In Willis the plaintiff was unable to give any account of how he received the electrical shock which he experienced, although in answer to questions by his counsel it was intimated that possibly the electric current from the transmission line arced the distance to the pipe which he was holding, which he said was no closer than 6 to 20 feet from the transmission line. Three expert electrical engineers who testified for the defendant established that a transmission line, such as was involved in that case, carrying a current of 72,000 volts could not arc a distance of more than 2 1/2 or 3 inches to a metal object such as a pipe. On these facts the court held that the plaintiff had failed to establish a causal relation between the claimed negligence, which was the insufficient height of the line above the ground, and the injury for which recovery was sought.

However, in our view the mere assertion by the appellant as to the 5 feet arcing is so contrary to the expert testimony on the scientific principles applicable to the arcing phenomenon as to create no genuine material issue of fact.
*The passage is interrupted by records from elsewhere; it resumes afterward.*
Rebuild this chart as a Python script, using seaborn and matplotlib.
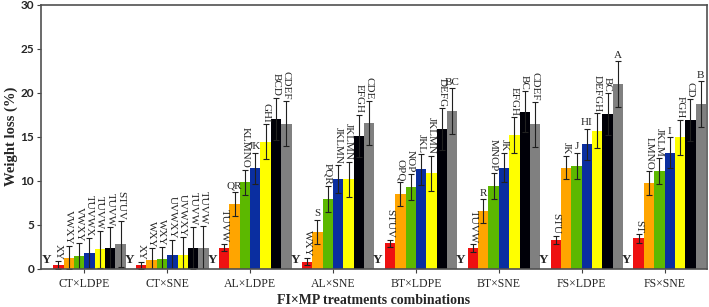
import numpy as np
import pandas as pd
import seaborn as sns
import matplotlib.pyplot as plt

# FI x MP combinations (x axis)
groups = ["CT×LDPE", "CT×SNE", "AL×LDPE", "AL×SNE",
          "BT×LDPE", "BT×SNE", "FS×LDPE", "FS×SNE"]

# first slot is the control (0 %), labelled "Y"
series = ["ctrl", "t1", "t2", "t3", "t4", "t5", "t6", "t7"]
colors = ["#ffffff", "#ee1111", "#ffa500", "#5cb800",
          "#0a2ea0", "#ffff00", "#000008", "#808080"]

ctrl = [0, 0, 0, 0, 0, 0, 0, 0]
t1 = [0.4, 0.4, 2.4, 0.8, 2.9, 2.3, 3.25, 3.45]
t2 = [1.25, 1.0, 7.35, 4.2, 8.45, 6.55, 11.5, 9.7]
t3 = [1.4, 1.1, 9.8, 7.9, 9.3, 9.4, 11.7, 11.1]
t4 = [1.8, 1.5, 11.4, 10.15, 11.3, 11.5, 14.15, 13.2]
t5 = [2.2, 1.55, 14.45, 10.15, 10.85, 15.2, 15.7, 14.95]
t6 = [2.3, 2.35, 17.05, 15.1, 15.9, 17.85, 17.6, 16.9]
t7 = [2.8, 2.3, 16.5, 16.6, 17.95, 16.4, 21.0, 18.7]

# standard deviations
e1 = [0.45, 0.4, 0.45, 0.4, 0.4, 0.45, 0.5, 0.5]
e2 = [1.3, 1.3, 1.35, 1.35, 1.35, 1.35, 1.35, 1.35]
e3 = [1.5, 1.4, 1.45, 1.45, 1.5, 1.45, 1.5, 1.5]
e4 = [1.7, 1.75, 1.8, 1.6, 1.75, 1.7, 1.75, 1.75]
e5 = [2.1, 2.0, 2.0, 2.0, 2.0, 2.0, 2.0, 2.0]
e6 = [2.4, 2.4, 2.4, 2.4, 2.35, 2.35, 2.35, 2.35]
e7 = [2.6, 2.6, 2.6, 2.5, 2.6, 2.6, 2.6, 2.6]

# significance letters, one list per group (t1..t7)
letters = [
    ["XY", "VWXY", "VWXY", "TUVWX", "TUVW", "TUVW", "STUV"],
    ["XY", "WXY", "WXY", "UVWXY", "UVWXY", "TUVW", "TUVW"],
    ["TUVW", "QR", "KLMNO", "JK", "GHI", "BCD", "CDEF"],
    ["WXY", "S", "PQR", "JKLMN", "JKLMN", "EFGH", "CDE"],
    ["STUV", "OPQ", "NOP", "JKL", "JKLMN", "DEFG", "BC"],
    ["TUVW", "R", "MNOP", "JK", "EFGH", "BC", "CDEF"],
    ["STU", "JK", "J", "HI", "DEFGH", "BC", "A"],
    ["ST", "LMNO", "JKLM", "I", "FGH", "CD", "B"],
]
# letters that are written horizontally (group, bar)
upright = [(2, 1), (2, 3), (3, 1), (4, 6), (5, 1), (6, 2), (6, 3), (6, 6), (7, 3), (7, 6)]

vals = [ctrl, t1, t2, t3, t4, t5, t6, t7]
errs = [ctrl, e1, e2, e3, e4, e5, e6, e7]

rows = []
for s, v in zip(series, vals):
    for g, y in zip(groups, v):
        rows.append({"group": g, "series": s, "loss": y})
df = pd.DataFrame(rows)

sns.set_style("white")
plt.rcParams["font.family"] = ["Liberation Serif", "DejaVu Serif"]

fig = plt.figure(figsize=(7.09, 3.07), dpi=100)
ax = fig.add_axes([0.058, 0.125, 0.939, 0.859])

sns.barplot(data=df, x="group", y="loss", hue="series", order=groups,
            hue_order=series, palette=colors, width=1.0, gap=0,
            saturation=1, errorbar=None, legend=False, linewidth=0, ax=ax)

bar_sets = list(ax.containers)
for i, cont in enumerate(bar_sets):
    for j, bar in enumerate(cont):
        xc = bar.get_x() + bar.get_width() / 2
        h = bar.get_height()
        if i == 0:
            ax.text(xc - 0.02, 0.3, "Y", ha="center", va="bottom",
                    fontsize=9.5, fontweight="bold")
            continue
        e = errs[i][j]
        ax.errorbar(xc, h, yerr=e, fmt="none", ecolor="#202020",
                    elinewidth=0.8, capsize=2.5, capthick=0.8)
        rot = 0 if (j, i - 1) in upright else 270
        ax.annotate(letters[j][i - 1], (xc, h + e), xytext=(0, 1),
                    textcoords="offset points", ha="center", va="bottom",
                    rotation=rot, fontsize=8)

ax.set_xlim(-0.52, 7.51)
ax.set_ylim(0, 30)
ax.set_yticks([0, 5, 10, 15, 20, 25, 30])
ax.set_xlabel("FI×MP treatments combinations", fontsize=10, fontweight="bold", labelpad=3)
ax.set_ylabel("Weight loss (%)", fontsize=10.5, fontweight="bold", labelpad=2)
ax.tick_params(axis="x", labelsize=8.5, length=3, color="#404040", direction="out", bottom=True)
ax.tick_params(axis="y", length=3, pad=2, color="#404040", direction="out", left=True)
for lab in ax.get_yticklabels():
    lab.set_family(["Lato", "DejaVu Sans"])
    lab.set_fontweight("bold")
    lab.set_fontsize(8.5)
for sp in ax.spines.values():
    sp.set_color("#505050")
    sp.set_linewidth(1.2)

fig.savefig("out.png", dpi=100)
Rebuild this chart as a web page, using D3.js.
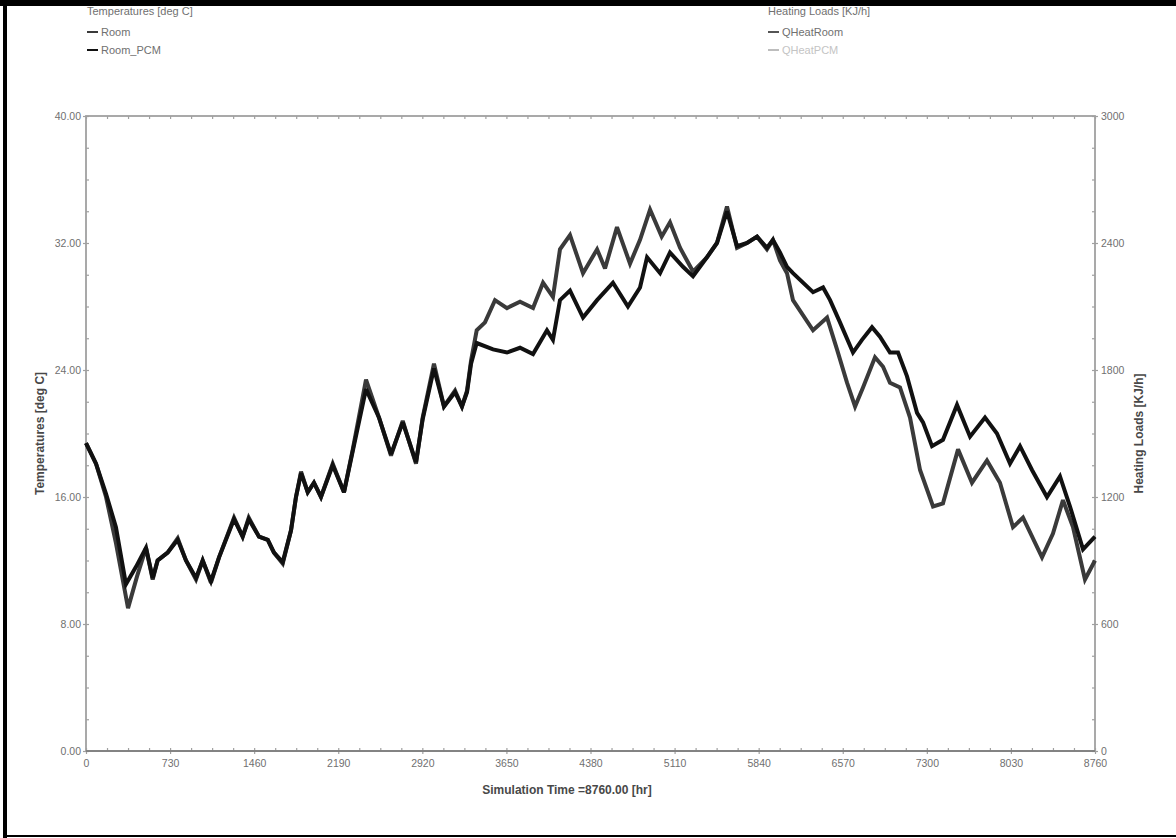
<!DOCTYPE html>
<html>
<head>
<meta charset="utf-8">
<script src="https://cdn.jsdelivr.net/npm/d3@7/dist/d3.min.js"></script>
<style>
  html, body { margin: 0; padding: 0; background: #fff; }
  svg { display: block; }
  .lbl { font-family: "Liberation Sans Narrow", "Liberation Sans", Arial, sans-serif; fill: #707070; }
  .ttl { font-family: "Liberation Sans", Arial, sans-serif; font-weight: bold; fill: #484848; }
</style>
</head>
<body>
<svg id="chart" width="1176" height="838"></svg>
<script>
// Simulation hours and room temperatures [hr, deg C]
const roomTemp = [
  [0,19.4],[87,18.1],[174,16.0],[260,13.1],[365,9.0],[443,11.0],
  [521,12.8],[579,10.8],[622,12.0],[709,12.5],[796,13.4],[868,12.0],[955,10.8],[1013,12.0],
  [1085,10.6],[1155,12.2],[1285,14.7],[1360,13.5],[1413,14.7],[1502,13.5],[1578,13.3],[1632,12.5],
  [1708,11.8],[1780,13.9],[1823,16.0],[1867,17.6],[1925,16.3],[1979,16.9],[2040,16.0],[2142,18.1],
  [2240,16.3],[2316,19.0],[2431,23.4],[2544,21.0],[2648,18.6],[2750,20.8],[2865,18.1],[2923,21.0],
  [3021,24.4],[3108,21.7],[3204,22.7],[3264,21.7],[3308,22.7],[3343,24.6],[3392,26.5],[3464,27.0],
  [3551,28.4],[3655,27.9],[3768,28.3],[3881,27.9],[3968,29.5],[4054,28.6],[4115,31.6],[4202,32.5],
  [4315,30.1],[4437,31.6],[4506,30.4],[4610,33.0],[4723,30.7],[4810,32.2],[4897,34.1],[4998,32.4],
  [5070,33.3],[5157,31.7],[5270,30.2],[5391,31.1],[5478,32.0],[5565,34.3],[5652,31.7],[5739,32.0],
  [5826,32.4],[5912,31.6],[5964,32.2],[6025,30.9],[6086,30.1],[6138,28.4],[6312,26.5],[6434,27.3],
  [6520,25.3],[6607,23.2],[6677,21.7],[6746,22.9],[6850,24.8],[6920,24.2],[6980,23.2],[7067,22.9],
  [7154,21.0],[7241,17.7],[7354,15.4],[7440,15.6],[7571,19.0],[7692,16.9],[7822,18.3],[7935,16.9],
  [8048,14.1],[8135,14.7],[8300,12.2],[8395,13.7],[8482,15.8],[8569,14.1],[8673,10.8],[8760,12.0]
];

const roomPcmTemp = [
  [0,19.4],[87,18.1],[174,16.2],[260,14.1],[347,10.5],[434,11.6],
  [521,12.8],[579,10.9],[622,12.0],[709,12.5],[796,13.3],[868,12.0],[955,10.9],[1013,12.0],
  [1085,10.7],[1155,12.2],[1285,14.6],[1360,13.5],[1413,14.6],[1502,13.5],[1578,13.3],[1632,12.5],
  [1708,11.9],[1780,13.9],[1823,16.0],[1867,17.5],[1925,16.3],[1979,16.9],[2040,16.0],[2142,18.0],
  [2240,16.3],[2316,18.9],[2431,22.8],[2544,21.0],[2648,18.7],[2750,20.7],[2865,18.2],[2923,20.9],
  [3021,24.1],[3108,21.7],[3204,22.6],[3264,21.7],[3308,22.6],[3343,24.4],[3392,25.7],[3534,25.3],
  [3655,25.1],[3768,25.4],[3881,25.0],[4002,26.5],[4054,25.9],[4115,28.4],[4202,29.0],[4315,27.3],
  [4437,28.4],[4575,29.5],[4705,28.0],[4810,29.2],[4871,31.1],[4984,30.1],[5070,31.4],[5183,30.5],
  [5270,29.9],[5391,31.1],[5478,32.0],[5565,34.0],[5652,31.8],[5739,32.0],[5826,32.4],[5912,31.7],
  [5964,32.2],[6025,31.4],[6086,30.5],[6138,30.1],[6312,28.9],[6399,29.2],[6460,28.4],[6546,27.0],
  [6659,25.1],[6737,25.9],[6824,26.7],[6893,26.1],[6980,25.1],[7050,25.1],[7128,23.6],[7215,21.3],
  [7267,20.7],[7345,19.2],[7440,19.6],[7562,21.8],[7675,19.8],[7805,21.0],[7909,20.0],[8022,18.1],
  [8109,19.2],[8213,17.7],[8343,16.0],[8456,17.3],[8543,15.4],[8656,12.7],[8760,13.5]
];

// Heating loads [hr, kJ/h] (zero over the whole year)
const qHeatRoom = [[0,0],[8760,0]];
const qHeatPcm = [[0,0],[8760,0]];

const xTicks = [0,730,1460,2190,2920,3650,4380,5110,5840,6570,7300,8030,8760];
const tempTicks = [0,8,16,24,32,40];
const loadTicks = [0,600,1200,1800,2400,3000];

const legendLeft = { title: "Temperatures  [deg C]", items: ["Room", "Room_PCM"] };
const legendRight = { title: "Heating Loads  [KJ/h]", items: ["QHeatRoom", "QHeatPCM"] };

const colors = { room: "#3a3a3a", pcm: "#111", qRoom: "#555", qPcm: "#bdbdbd" };

const svg = d3.select("#chart");
const m = { left: 86, right: 1095, top: 116, bottom: 751 };

// Page frame
svg.append("rect").attr("x", 0).attr("y", 0).attr("width", 1176).attr("height", 6).attr("fill", "#000");
svg.append("rect").attr("x", 3).attr("y", 0).attr("width", 4).attr("height", 838).attr("fill", "#000");
svg.append("rect").attr("x", 3).attr("y", 835).attr("width", 1173).attr("height", 2).attr("fill", "#000");

const x = d3.scaleLinear().domain([0, 8760]).range([m.left, m.right]);
const y = d3.scaleLinear().domain([0, 40]).range([m.bottom, m.top]);
const y2 = d3.scaleLinear().domain([0, 3000]).range([m.bottom, m.top]);

const minorX = d3.range(0, 8760.1, 182.5);
const minorY = d3.range(0, 40.1, 2);

const g = svg.append("g");

// Frame of the plot area
g.append("rect")
  .attr("x", m.left).attr("y", m.top)
  .attr("width", m.right - m.left).attr("height", m.bottom - m.top)
  .attr("fill", "none").attr("stroke", "#a0a0a0").attr("stroke-width", 1.8);

function styleAxis(sel) {
  sel.select(".domain").remove();
  sel.selectAll(".tick line").attr("stroke", "#a0a0a0").attr("stroke-width", 1.2);
  sel.selectAll(".tick text").attr("class", "lbl").attr("fill", "#707070").attr("font-size", 10.5);
}

// Minor ticks, drawn inward on all four sides
g.append("g").attr("transform", `translate(0,${m.bottom})`)
  .call(d3.axisTop(x).tickValues(minorX).tickSize(3).tickFormat(""))
  .call(styleAxis);
g.append("g").attr("transform", `translate(0,${m.top})`)
  .call(d3.axisBottom(x).tickValues(minorX).tickSize(3).tickFormat(""))
  .call(styleAxis);
g.append("g").attr("transform", `translate(${m.left},0)`)
  .call(d3.axisRight(y).tickValues(minorY).tickSize(3).tickFormat(""))
  .call(styleAxis);
g.append("g").attr("transform", `translate(${m.right},0)`)
  .call(d3.axisLeft(y).tickValues(minorY).tickSize(3).tickFormat(""))
  .call(styleAxis);

// Labelled axes
g.append("g").attr("transform", `translate(0,${m.bottom})`)
  .call(d3.axisBottom(x).tickValues(xTicks).tickSize(3).tickPadding(6).tickFormat(d3.format("d")))
  .call(styleAxis);
g.append("g").attr("transform", `translate(${m.left},0)`)
  .call(d3.axisLeft(y).tickValues(tempTicks).tickSize(3).tickPadding(2).tickFormat(d3.format(".2f")))
  .call(styleAxis);
g.append("g").attr("transform", `translate(${m.right},0)`)
  .call(d3.axisRight(y2).tickValues(loadTicks).tickSize(3).tickPadding(3).tickFormat(d3.format("d")))
  .call(styleAxis);

// Series
const lineT = d3.line().x(d => x(d[0])).y(d => y(d[1]));
const lineQ = d3.line().x(d => x(d[0])).y(d => y2(d[1]));

g.append("path").datum(qHeatPcm).attr("d", lineQ)
  .attr("fill", "none").attr("stroke", colors.qPcm).attr("stroke-width", 1);
g.append("path").datum(qHeatRoom).attr("d", lineQ)
  .attr("fill", "none").attr("stroke", colors.qRoom).attr("stroke-width", 1);

g.append("path").datum(roomTemp).attr("d", lineT)
  .attr("fill", "none").attr("stroke", colors.room).attr("stroke-width", 4)
  .attr("stroke-linejoin", "miter").attr("stroke-miterlimit", 3);
g.append("path").datum(roomPcmTemp).attr("d", lineT)
  .attr("fill", "none").attr("stroke", colors.pcm).attr("stroke-width", 4)
  .attr("stroke-linejoin", "miter").attr("stroke-miterlimit", 3);

// Axis titles
svg.append("text").attr("class", "ttl").attr("font-size", 12)
  .attr("transform", `translate(44,${(m.top + m.bottom) / 2}) rotate(-90)`)
  .attr("text-anchor", "middle").text("Temperatures  [deg C]");
svg.append("text").attr("class", "ttl").attr("font-size", 12)
  .attr("transform", `translate(1143,${(m.top + m.bottom) / 2}) rotate(-90)`)
  .attr("text-anchor", "middle").text("Heating Loads  [KJ/h]");
svg.append("text").attr("class", "ttl").attr("font-size", 12)
  .attr("x", 567).attr("y", 794).attr("text-anchor", "middle")
  .text("Simulation Time =8760.00 [hr]");

// Legends
function legend(x0, spec, cols, textCols) {
  const lg = svg.append("g").attr("transform", `translate(${x0},0)`);
  lg.append("text").attr("class", "lbl").attr("font-size", 11).attr("x", 0).attr("y", 15).text(spec.title);
  spec.items.forEach((name, i) => {
    const yy = 32 + i * 18;
    lg.append("line").attr("x1", 0).attr("x2", 11).attr("y1", yy).attr("y2", yy)
      .attr("stroke", cols[i]).attr("stroke-width", 2);
    lg.append("text").attr("class", "lbl").attr("font-size", 11)
      .attr("x", 14).attr("y", yy + 4)
      .style("fill", textCols[i])
      .text(name);
  });
}
legend(87, legendLeft, [colors.room, colors.pcm], ["#707070", "#707070"]);
legend(768, legendRight, [colors.qRoom, colors.qPcm], ["#707070", "#c4c4c4"]);
</script>
</body>
</html>
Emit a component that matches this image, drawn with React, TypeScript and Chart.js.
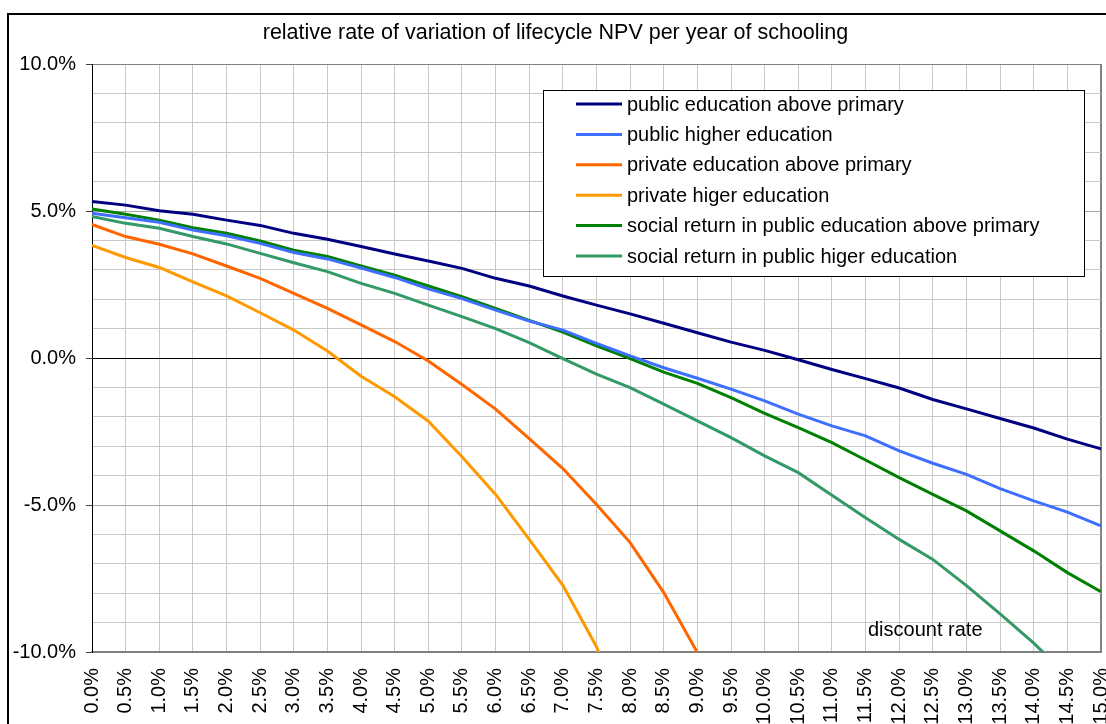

Testimony that is contrary to natural laws, opposed to common knowledge or clearly inconsistent with the circumstances, cannot create an issue. As we said in the Willis case, supra:

"It is a sound rule that when physical situations or matters of common knowledge point so certainly to the truth as to leave no room for a contrary determination, based on reason and common sense, such physical situation and reasonable probabilities are not affected by sworn testimony which, in mere words, conflicts therewith."

And, as pointed out in 53 Am.Jur., Trial, § 358:

"It has been held that the court may direct a verdict where the evidence conflicts with natural laws or is contrary to scientific principles or to all reasonable probabilities."

Accordingly, if the current could not have arced, as appellant said, only two results could ensue, either the injuries were caused by the appellant bringing the antenna into direct contact with the wire, for which there would be no recovery, or the situation falls into the lack of a causal relationship as in the Willis case.

Finally, appellant claims that no summary judgment should have been entered while further discovery proceedings were pending by him. However, appellant had been given additional time to file opposing affidavits, which he could not do, and he has failed to point out to us in what respect the additional discovery proceedings would have controverted or overcome the appellee's affidavits.

Finding no reversible error, the judgment below is affirmed.

RAWLS, C.J., and JOHNSON, J., concur.